• **Goal**:
Leave out the pictures; transcribe all else exactly.

Entries with chart source code

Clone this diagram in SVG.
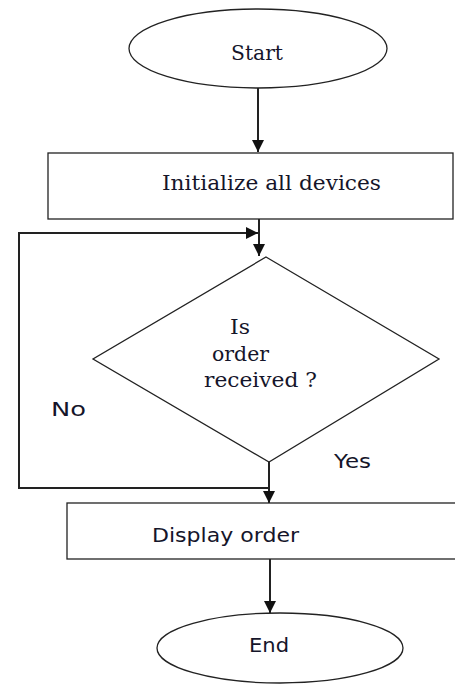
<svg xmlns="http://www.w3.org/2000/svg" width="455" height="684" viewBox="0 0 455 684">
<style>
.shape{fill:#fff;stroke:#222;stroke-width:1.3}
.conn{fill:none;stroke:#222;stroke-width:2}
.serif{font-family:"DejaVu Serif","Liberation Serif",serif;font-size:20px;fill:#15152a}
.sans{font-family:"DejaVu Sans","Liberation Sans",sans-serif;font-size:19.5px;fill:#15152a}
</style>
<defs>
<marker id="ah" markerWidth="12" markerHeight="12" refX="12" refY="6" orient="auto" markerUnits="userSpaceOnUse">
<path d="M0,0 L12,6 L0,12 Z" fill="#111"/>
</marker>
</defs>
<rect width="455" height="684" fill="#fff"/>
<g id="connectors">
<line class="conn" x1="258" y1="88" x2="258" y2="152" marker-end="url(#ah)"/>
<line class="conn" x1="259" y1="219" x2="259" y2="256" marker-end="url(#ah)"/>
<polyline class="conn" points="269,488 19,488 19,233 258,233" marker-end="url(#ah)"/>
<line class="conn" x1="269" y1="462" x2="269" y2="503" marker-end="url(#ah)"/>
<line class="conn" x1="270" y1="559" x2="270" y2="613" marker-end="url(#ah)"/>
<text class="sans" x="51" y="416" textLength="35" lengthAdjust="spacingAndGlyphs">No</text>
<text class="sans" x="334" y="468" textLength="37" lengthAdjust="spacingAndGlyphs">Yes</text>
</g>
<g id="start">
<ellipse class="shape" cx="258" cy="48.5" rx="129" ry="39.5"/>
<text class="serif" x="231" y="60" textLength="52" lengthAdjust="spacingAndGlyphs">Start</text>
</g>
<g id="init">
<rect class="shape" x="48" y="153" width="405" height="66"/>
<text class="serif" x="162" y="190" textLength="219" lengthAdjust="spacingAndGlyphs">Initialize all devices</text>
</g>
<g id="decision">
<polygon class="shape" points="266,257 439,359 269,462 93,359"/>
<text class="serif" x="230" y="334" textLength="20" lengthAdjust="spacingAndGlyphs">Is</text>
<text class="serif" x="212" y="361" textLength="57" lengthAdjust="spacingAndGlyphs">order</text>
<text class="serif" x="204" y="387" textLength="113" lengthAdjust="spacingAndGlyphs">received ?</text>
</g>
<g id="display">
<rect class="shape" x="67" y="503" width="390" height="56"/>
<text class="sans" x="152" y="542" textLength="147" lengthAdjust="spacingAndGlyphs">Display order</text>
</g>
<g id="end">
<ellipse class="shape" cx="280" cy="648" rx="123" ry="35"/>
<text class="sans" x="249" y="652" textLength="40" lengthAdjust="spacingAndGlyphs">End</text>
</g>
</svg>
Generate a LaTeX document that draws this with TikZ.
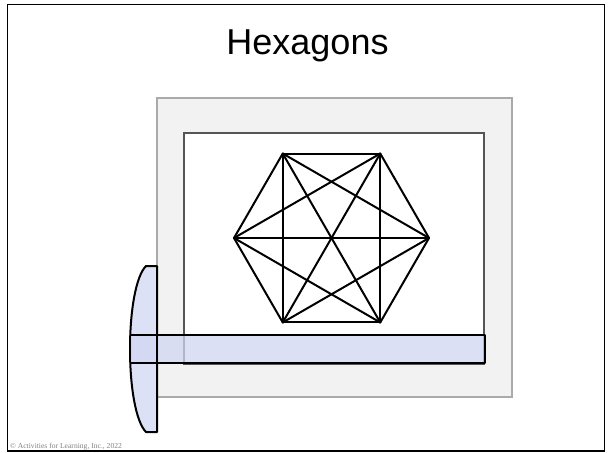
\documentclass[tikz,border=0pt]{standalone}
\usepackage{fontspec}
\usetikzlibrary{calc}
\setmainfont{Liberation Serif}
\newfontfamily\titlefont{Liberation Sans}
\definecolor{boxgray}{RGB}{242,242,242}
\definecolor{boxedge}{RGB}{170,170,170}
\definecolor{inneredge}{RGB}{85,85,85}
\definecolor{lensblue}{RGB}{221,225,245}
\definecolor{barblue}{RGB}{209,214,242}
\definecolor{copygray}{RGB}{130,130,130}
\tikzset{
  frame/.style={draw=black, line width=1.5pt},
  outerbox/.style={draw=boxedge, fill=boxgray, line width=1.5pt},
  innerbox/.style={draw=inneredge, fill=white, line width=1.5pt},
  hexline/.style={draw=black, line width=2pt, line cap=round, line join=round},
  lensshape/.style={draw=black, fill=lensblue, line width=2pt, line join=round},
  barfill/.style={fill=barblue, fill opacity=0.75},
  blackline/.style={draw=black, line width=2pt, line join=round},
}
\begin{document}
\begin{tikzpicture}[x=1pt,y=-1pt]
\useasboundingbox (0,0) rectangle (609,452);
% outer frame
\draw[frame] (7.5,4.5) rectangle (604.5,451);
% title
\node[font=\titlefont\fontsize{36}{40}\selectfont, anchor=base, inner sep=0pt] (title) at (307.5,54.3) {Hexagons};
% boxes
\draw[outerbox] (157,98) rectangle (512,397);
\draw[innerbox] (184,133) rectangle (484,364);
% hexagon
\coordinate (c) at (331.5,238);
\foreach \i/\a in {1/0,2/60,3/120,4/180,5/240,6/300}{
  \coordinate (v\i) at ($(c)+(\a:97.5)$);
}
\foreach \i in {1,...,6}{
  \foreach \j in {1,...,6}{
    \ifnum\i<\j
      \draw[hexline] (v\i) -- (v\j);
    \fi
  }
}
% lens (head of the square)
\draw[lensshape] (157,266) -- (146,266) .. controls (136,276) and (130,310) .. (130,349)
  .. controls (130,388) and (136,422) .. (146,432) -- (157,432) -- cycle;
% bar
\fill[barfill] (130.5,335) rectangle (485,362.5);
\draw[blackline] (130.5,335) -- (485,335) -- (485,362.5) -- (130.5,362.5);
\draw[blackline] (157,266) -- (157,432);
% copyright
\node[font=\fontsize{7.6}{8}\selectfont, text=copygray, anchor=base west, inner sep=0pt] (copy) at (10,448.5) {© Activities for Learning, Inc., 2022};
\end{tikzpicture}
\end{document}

• **Finished task**:
Clone this diagram in SVG.
<svg xmlns="http://www.w3.org/2000/svg" width="455" height="684" viewBox="0 0 455 684">
<style>
.shape{fill:#fff;stroke:#222;stroke-width:1.3}
.conn{fill:none;stroke:#222;stroke-width:2}
.serif{font-family:"DejaVu Serif","Liberation Serif",serif;font-size:20px;fill:#15152a}
.sans{font-family:"DejaVu Sans","Liberation Sans",sans-serif;font-size:19.5px;fill:#15152a}
</style>
<defs>
<marker id="ah" markerWidth="12" markerHeight="12" refX="12" refY="6" orient="auto" markerUnits="userSpaceOnUse">
<path d="M0,0 L12,6 L0,12 Z" fill="#111"/>
</marker>
</defs>
<rect width="455" height="684" fill="#fff"/>
<g id="connectors">
<line class="conn" x1="258" y1="88" x2="258" y2="152" marker-end="url(#ah)"/>
<line class="conn" x1="259" y1="219" x2="259" y2="256" marker-end="url(#ah)"/>
<polyline class="conn" points="269,488 19,488 19,233 258,233" marker-end="url(#ah)"/>
<line class="conn" x1="269" y1="462" x2="269" y2="503" marker-end="url(#ah)"/>
<line class="conn" x1="270" y1="559" x2="270" y2="613" marker-end="url(#ah)"/>
<text class="sans" x="51" y="416" textLength="35" lengthAdjust="spacingAndGlyphs">No</text>
<text class="sans" x="334" y="468" textLength="37" lengthAdjust="spacingAndGlyphs">Yes</text>
</g>
<g id="start">
<ellipse class="shape" cx="258" cy="48.5" rx="129" ry="39.5"/>
<text class="serif" x="231" y="60" textLength="52" lengthAdjust="spacingAndGlyphs">Start</text>
</g>
<g id="init">
<rect class="shape" x="48" y="153" width="405" height="66"/>
<text class="serif" x="162" y="190" textLength="219" lengthAdjust="spacingAndGlyphs">Initialize all devices</text>
</g>
<g id="decision">
<polygon class="shape" points="266,257 439,359 269,462 93,359"/>
<text class="serif" x="230" y="334" textLength="20" lengthAdjust="spacingAndGlyphs">Is</text>
<text class="serif" x="212" y="361" textLength="57" lengthAdjust="spacingAndGlyphs">order</text>
<text class="serif" x="204" y="387" textLength="113" lengthAdjust="spacingAndGlyphs">received ?</text>
</g>
<g id="display">
<rect class="shape" x="67" y="503" width="390" height="56"/>
<text class="sans" x="152" y="542" textLength="147" lengthAdjust="spacingAndGlyphs">Display order</text>
</g>
<g id="end">
<ellipse class="shape" cx="280" cy="648" rx="123" ry="35"/>
<text class="sans" x="249" y="652" textLength="40" lengthAdjust="spacingAndGlyphs">End</text>
</g>
</svg>
Generate a LaTeX document that draws this with TikZ.
\documentclass[tikz,border=0pt]{standalone}
\usepackage{fontspec}
\usetikzlibrary{calc}
\setmainfont{Liberation Serif}
\newfontfamily\titlefont{Liberation Sans}
\definecolor{boxgray}{RGB}{242,242,242}
\definecolor{boxedge}{RGB}{170,170,170}
\definecolor{inneredge}{RGB}{85,85,85}
\definecolor{lensblue}{RGB}{221,225,245}
\definecolor{barblue}{RGB}{209,214,242}
\definecolor{copygray}{RGB}{130,130,130}
\tikzset{
  frame/.style={draw=black, line width=1.5pt},
  outerbox/.style={draw=boxedge, fill=boxgray, line width=1.5pt},
  innerbox/.style={draw=inneredge, fill=white, line width=1.5pt},
  hexline/.style={draw=black, line width=2pt, line cap=round, line join=round},
  lensshape/.style={draw=black, fill=lensblue, line width=2pt, line join=round},
  barfill/.style={fill=barblue, fill opacity=0.75},
  blackline/.style={draw=black, line width=2pt, line join=round},
}
\begin{document}
\begin{tikzpicture}[x=1pt,y=-1pt]
\useasboundingbox (0,0) rectangle (609,452);
% outer frame
\draw[frame] (7.5,4.5) rectangle (604.5,451);
% title
\node[font=\titlefont\fontsize{36}{40}\selectfont, anchor=base, inner sep=0pt] (title) at (307.5,54.3) {Hexagons};
% boxes
\draw[outerbox] (157,98) rectangle (512,397);
\draw[innerbox] (184,133) rectangle (484,364);
% hexagon
\coordinate (c) at (331.5,238);
\foreach \i/\a in {1/0,2/60,3/120,4/180,5/240,6/300}{
  \coordinate (v\i) at ($(c)+(\a:97.5)$);
}
\foreach \i in {1,...,6}{
  \foreach \j in {1,...,6}{
    \ifnum\i<\j
      \draw[hexline] (v\i) -- (v\j);
    \fi
  }
}
% lens (head of the square)
\draw[lensshape] (157,266) -- (146,266) .. controls (136,276) and (130,310) .. (130,349)
  .. controls (130,388) and (136,422) .. (146,432) -- (157,432) -- cycle;
% bar
\fill[barfill] (130.5,335) rectangle (485,362.5);
\draw[blackline] (130.5,335) -- (485,335) -- (485,362.5) -- (130.5,362.5);
\draw[blackline] (157,266) -- (157,432);
% copyright
\node[font=\fontsize{7.6}{8}\selectfont, text=copygray, anchor=base west, inner sep=0pt] (copy) at (10,448.5) {© Activities for Learning, Inc., 2022};
\end{tikzpicture}
\end{document}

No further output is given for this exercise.